In de volgende tabel ziet u een overzicht van de eigenschappen die u kunt weergeven door kolommen toe te voegen aan weergave in Logboeken. Zie Eigenschappen van gebeurtenissen weergeven of verbergen voor meer informatie over het toevoegen van kolommen aan de weergave.

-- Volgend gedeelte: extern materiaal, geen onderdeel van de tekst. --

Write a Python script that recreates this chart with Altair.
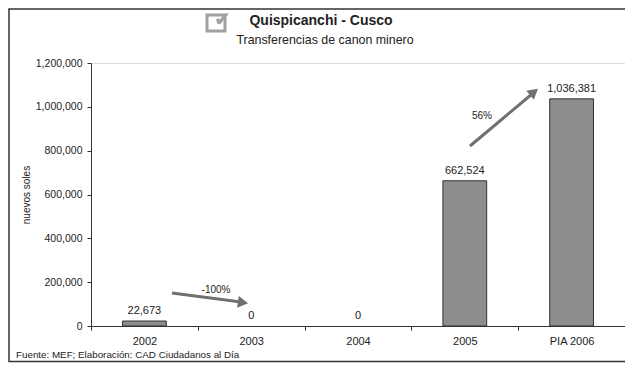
import altair as alt
import pandas as pd

categories = ["2002", "2003", "2004", "2005", "PIA 2006"]
values = [22673, 0, 0, 662524, 1036381]
labels = ["22,673", "0", "0", "662,524", "1,036,381"]
y_ticks = [0, 200000, 400000, 600000, 800000, 1000000, 1200000]

df = pd.DataFrame({"cat": categories, "val": values, "lab": labels})

W, H = 534, 263
FONT = "Liberation Sans"
DARK = "#222222"

x_enc = alt.X("cat:N", sort=categories, title=None,
              scale=alt.Scale(paddingInner=0, paddingOuter=0),
              axis=alt.Axis(labelAngle=0, tickBand="extent", labelFontSize=11,
                            labelColor=DARK, labelFont=FONT, tickSize=4,
                            labelPadding=5, domainColor="#333", tickColor="#333",
                            grid=False))
y_enc = alt.Y("val:Q", title="nuevos soles",
              scale=alt.Scale(domain=[0, 1200000], nice=False),
              axis=alt.Axis(values=y_ticks, labelExpr="format(datum.value, ',')",
                            labelFontSize=10.5,
                            labelColor=DARK, labelFont=FONT, tickSize=4,
                            labelPadding=5, domainColor="#333", tickColor="#333",
                            grid=False, titleFont=FONT, titleFontSize=10,
                            titleFontWeight="normal", titleColor=DARK,
                            titlePadding=4))

base = alt.Chart(df)
bars = base.mark_bar(width=alt.RelativeBandSize(0.41), color="#8d8d90",
                     stroke="#333333", strokeWidth=1).encode(
    x=x_enc, y=y_enc).transform_filter("datum.val > 0")
texts = base.mark_text(baseline="bottom", dy=-5, fontSize=11, font=FONT,
                       color=DARK).encode(x=x_enc, y=y_enc, text="lab:N")

one = pd.DataFrame({"k": [0]})
ARROW = "#707070"

def rule(x, y, x2, y2, color=ARROW, w=3):
    return alt.Chart(one).mark_rule(color=color, strokeWidth=w).encode(
        x=alt.value(x), y=alt.value(y), x2=alt.value(x2), y2=alt.value(y2))

def head(x, y, angle):
    return alt.Chart(one).mark_point(shape="triangle-right", filled=True,
                                     color=ARROW, size=140, opacity=1,
                                     angle=angle).encode(
        x=alt.value(x), y=alt.value(y))

def txt(s, x, y, size=11, weight="normal", color=DARK, align="center"):
    return alt.Chart(one).mark_text(text=s, fontSize=size, fontWeight=weight,
                                    font=FONT, color=color, align=align,
                                    baseline="middle").encode(
        x=alt.value(x), y=alt.value(y))

arrow1 = rule(81, 230, 150, 239) + head(152, 239.5, 8)
arrow2 = rule(379, 83, 441, 31) + head(443, 29, 320)
lab1 = txt("-100%", 125, 227, size=10)
lab2 = txt("56%", 391, 53, size=10)

title = txt("Quispicanchi - Cusco", 230, -42, size=14, weight="bold")
subtitle = txt("Transferencias de canon minero", 234, -23, size=12.4)
footer = txt("Fuente: MEF; Elaboración: CAD Ciudadanos al Día", -75, 292,
             size=9.8, align="left")

icon_box = alt.Chart(one).mark_rect(fill="white", stroke="#a0a0a0",
                                    strokeWidth=3).encode(
    x=alt.value(116), x2=alt.value(134), y=alt.value(-48), y2=alt.value(-32))
icon_check = txt("✔", 131, -43, size=20, color="#a0a0a0")

border = alt.Chart(one).mark_rect(fill=None, stroke="#333333",
                                  strokeWidth=1.5).encode(
    x=alt.value(-82), x2=alt.value(570), y=alt.value(-54), y2=alt.value(298.5))

chart = alt.layer(border, bars, texts, arrow1, arrow2, lab1, lab2, title,
                  subtitle, icon_box, icon_check, footer).properties(
    width=W, height=H,
    autosize=alt.AutoSizeParams(type="none"),
    padding={"left": 83, "top": 55, "right": 0, "bottom": 37},
).configure_view(stroke=None).configure(background="white")

chart.save("out.html", embed_options={"renderer": "svg", "actions": False})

Naam van eigenschap Beschrijving

Proces-id

Dit is de id van het proces dat de gebeurtenis heeft gegenereerd.

Thread-id

Dit is de id van de thread die de gebeurtenis heeft gegenereerd.

Processor-id

Dit is de id van de processor die de gebeurtenis heeft gegenereerd.

Sessie-id

Dit is de id van de Terminal Server-sessie waarin de gebeurtenis zich heeft voorgedaan.

Kerneltijd

Dit is de tijd (in CPU-tijdseenheden) die is verstreken tijdens de verwerking van kernelmodusinstructies.

Gebruikerstijd

Dit is de tijd (in CPU-tijdseenheden) die is verstreken tijdens de verwerking van gebruikersmodusinstructies.

Processortijd

Dit is de tijd (in CPU-ticks) die is verstreken tijdens de verwerking van gebruikersmodusinstructies.

Correlatie-id

Dit is de id van de activiteit in het proces waarop de gebeurtenis betrekking heeft. Aan de hand van deze id kunnen eenvoudige relaties tussen gebeurtenissen worden opgegeven.

Relatieve correlatie-id

Dit is de id van een gerelateerde activiteit in het proces waarop de gebeurtenis betrekking heeft.